Import vs Index: Performance, AI Integration, Search Speed, and Stability for Large Archives

emrullah · July 8, 2025, 1:19pm

Hello,

I’m a new DEVONthink Pro 4 user (MacBook Pro M3, 16 GB RAM), and I will use the application for both long-term personal archiving and AI-assisted document analysis, summarization, and generation.

My document archive has now grown to over 100,000 files (PDF, Word, ePub, etc.) totaling close to 200 GB in size.

I’d like to better understand the real-world technical and performance differences between the two primary approaches DEVONthink offers:

Import (store files inside the database) vs Index (reference external folders)

I’m especially interested in how these approaches differ in terms of performance, AI compatibility, search behavior, long-term data stability, and efficient management at this scale.

⸻

Performance and Speed (100k files – ~200 GB)
• With such a large archive, would importing all documents cause noticeable slowdowns in:
• Database launch times
• Searching
• “See Also” suggestions
• AI-based tools like summarization or tagging?
• Does DEVONthink load and monitor indexed folders continuously, or only on demand?
• Which approach offers better overall responsiveness and reliability for very large datasets?

⸻

Functionality Differences: Import vs Index
• What functional differences exist between imported and indexed content?
• Are features like OCR, “See Also & Classify”, Smart Rules, AI tagging, etc. fully available for indexed documents?
• How well does DEVONthink track changes to indexed files made outside the app (e.g. via Finder or external editors)?
• What happens if an indexed file or folder is renamed, moved, or deleted outside DEVONthink?

⸻

AI Workflow Integration
• I want to integrate my archive with external AI tools (OpenAI GPT-4, Claude 3, Ollama, LangChain, etc.) for tasks like retrieval-based question answering and content generation.
• Does using indexed files provide a clearer advantage here, since the files remain directly accessible via the filesystem?
• Is accessing imported files from outside (e.g., via Python scripts) significantly more complex or limiting?

⸻

Search Behavior and Boolean Queries
• Are there differences in search speed, precision, or completeness between indexed and imported files?
• Specifically:
• Full-text search performance
• Boolean queries using AND, OR, NOT, NEAR
• Smart Group responsiveness
• “See Also” and semantic similarity features
• At 100,000+ documents, are these differences more pronounced?
• Does DEVONthink optimize search indexing differently based on import vs index?

⸻

Long-Term Management and Data Stability
• With a .dtBase2 database approaching or exceeding 200 GB, are there increased risks related to:
• Corruption
• Slower backups (e.g. with Time Machine)
• Performance degradation over time?
• Is there a recommended upper size limit for imported databases, beyond which indexing is safer?

⸻

Would a Hybrid Strategy Make Sense?

⸻

I’d really appreciate insights from power users and DEVONtechnologies staff—especially anyone managing high-volume archives with external AI workflows.

Thanks in advance.

chrillek · July 8, 2025, 1:34pm

Perhaps you could investigate all that yourself with a subset of your data, like 50GB.

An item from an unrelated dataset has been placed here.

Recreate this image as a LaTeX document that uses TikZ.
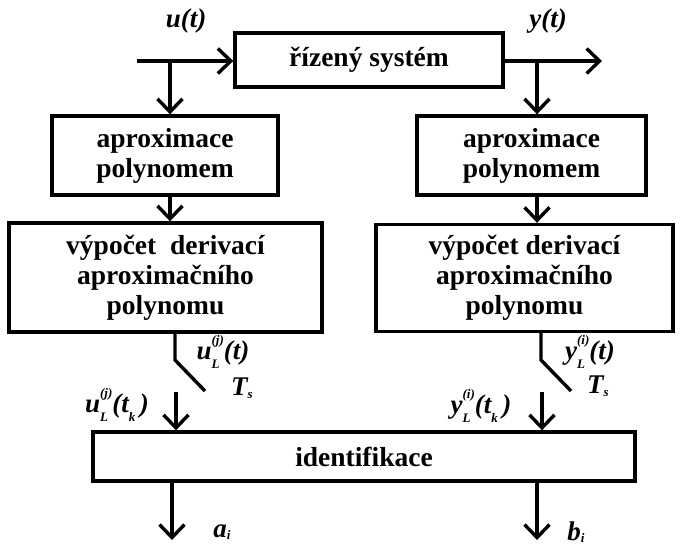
\documentclass[tikz,border=0pt]{standalone}
\usepackage{fontspec}
\setmainfont{Liberation Serif}
\usetikzlibrary{arrows.meta}
\tikzset{
  block/.style={draw, line width=3.4pt, inner sep=0pt, align=center,
    font=\bfseries\fontsize{27.5}{30}\selectfont},
  wire/.style={line width=3.4pt},
  arr/.style={wire, -{Straight Barb[length=13pt, width=25pt, line width=3.4pt]}},
  lbl/.style={inner sep=0pt, font=\bfseries\itshape\fontsize{27}{28}\selectfont},
}
\newcommand{\sig}[3]{#1\rlap{\raisebox{-0.35em}{\fontsize{13}{13}\selectfont #2}}\raisebox{0.55em}{\fontsize{13}{13}\selectfont(#3)}}
\newcommand{\idx}[1]{\raisebox{-0.1em}{\fontsize{13}{13}\selectfont #1}}
\begin{document}
\begin{tikzpicture}[x=1pt, y=-1pt]
\useasboundingbox (0,0) rectangle (680,547);

% blocks
\node[block, minimum width=268pt, minimum height=54pt] (sys) at (369,60) {řízený systém};
\node[block, minimum width=226pt, minimum height=79pt] (apL) at (165,155.5) {aproximace\\polynomem};
\node[block, minimum width=229pt, minimum height=79pt] (apR) at (531.5,155.5) {aproximace\\polynomem};
\node[block, minimum width=313pt, minimum height=109pt] (dL) at (165.5,277.5) {výpočet\ \ derivací\\aproximačního\\polynomu};
\node[block, minimum width=297pt, minimum height=107pt] (dR) at (524.5,278) {výpočet derivací\\aproximačního\\polynomu};
\node[block, minimum width=542pt, minimum height=49pt] (id) at (364,456.5) {identifikace};

% input and output of the plant
\coordinate (uin) at (137,61);
\coordinate (yout) at (602,61);
\coordinate (bu) at (170,61);
\coordinate (by) at (537,61);
\draw[arr] (uin) -- (uin -| sys.west);
\draw[arr] (sys.east |- yout) -- (yout);
\draw[arr] (bu) -- (bu |- apL.north);
\draw[arr] (by) -- (by |- apR.north);
\node[lbl] (ut) at (186,21) {u(t)};
\node[lbl] (yt) at (548,21) {y(t)};

% between approximation and derivative blocks
\draw[arr] (bu |- apL.south) -- (bu |- dL.north);
\draw[arr] (by |- apR.south) -- (by |- dR.north);

% sampling switches
\coordinate (swL) at (175,360);
\coordinate (swR) at (541,360);
\draw[wire] (swL |- dL.south) -- (swL) -- ++(30,31);
\draw[wire] (swR |- dR.south) -- (swR) -- ++(30,31);
\node[lbl] (uLt) at (223,352) {\sig{u}{L}{j}(t)};
\node[lbl] (TsL) at (242,388) {T\idx{s}};
\node[lbl] (yLt) at (590,352) {\sig{y}{L}{i}(t)};
\node[lbl] (TsR) at (598,386) {T\idx{s}};

% sampled derivatives into identification
\coordinate (sL) at (176,392);
\coordinate (sR) at (542,392);
\draw[arr] (sL) -- (sL |- id.north);
\draw[arr] (sR) -- (sR |- id.north);
\node[lbl] (uLk) at (117,405) {\sig{u}{L}{j}(t\raisebox{-0.35em}{\fontsize{13}{13}\selectfont k}\,)};
\node[lbl] (yLk) at (481,406) {\sig{y}{L}{i}(t\raisebox{-0.35em}{\fontsize{13}{13}\selectfont k}\,)};

% identified parameters
\coordinate (oa) at (172,540);
\coordinate (ob) at (537,540);
\draw[arr] (oa |- id.south) -- (oa);
\draw[arr] (ob |- id.south) -- (ob);
\node[lbl] (ai) at (222,532) {a\idx{i}};
\node[lbl] (bi) at (576,532) {b\idx{i}};
\end{tikzpicture}
\end{document}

emrullah · July 8, 2025, 1:41pm

Thanks, yes 200 gb is total but I will create sub databases. The main question about internal and external index differences.

BLUEFROG · July 8, 2025, 1:53pm

Welcome @emrullah
I would suggest you first read the In & Out > Importing & Indexing section of the built-in Help and manual.

With regards to performance, the number of words/unique words/total items is more important than the size.
16GB RAM is pretty limited for such a large volume of data so I would definitely recommend creating multiple databases that can be opened and closed as needed.
Indexed files are treated the same as imported ones, in terms of available functionality like tagging, searching, See Also, etc.
If you move files from the indexed location, they will be reported as missing. Files will also be missing if you rename the indexed parent folder in the Finder. It is possible to redirect the path for an indexed parent folder or file, but indexing is ideally used with folder that are fairly static in their name and location.
There is no inherent AI advantage but if you’re going to try to use an AI app like Elephas to process DEVONthink documents, I would recommend that be indexed data instead of getting into the database’s internal structure.
Having a larger database isn’t inherently susceptible to corruption, but logically could take longer to backup and sync, depending on the situation. Performance would be affected from a machine resource standpoint with limited RAM on a machine.
A hybrid database can certainly be used but I see no distinct advantage from what you’ve talked about.

cgrunenberg · July 8, 2025, 2:02pm

The only major difference is the location of the files. Everything else is more or less identical. But exporting a database archive (see File > Export > Database Archive… or Scripts > Export > Daily Backup Archives) is a lot faster in case of indexed items as the backup does not include the indexed items.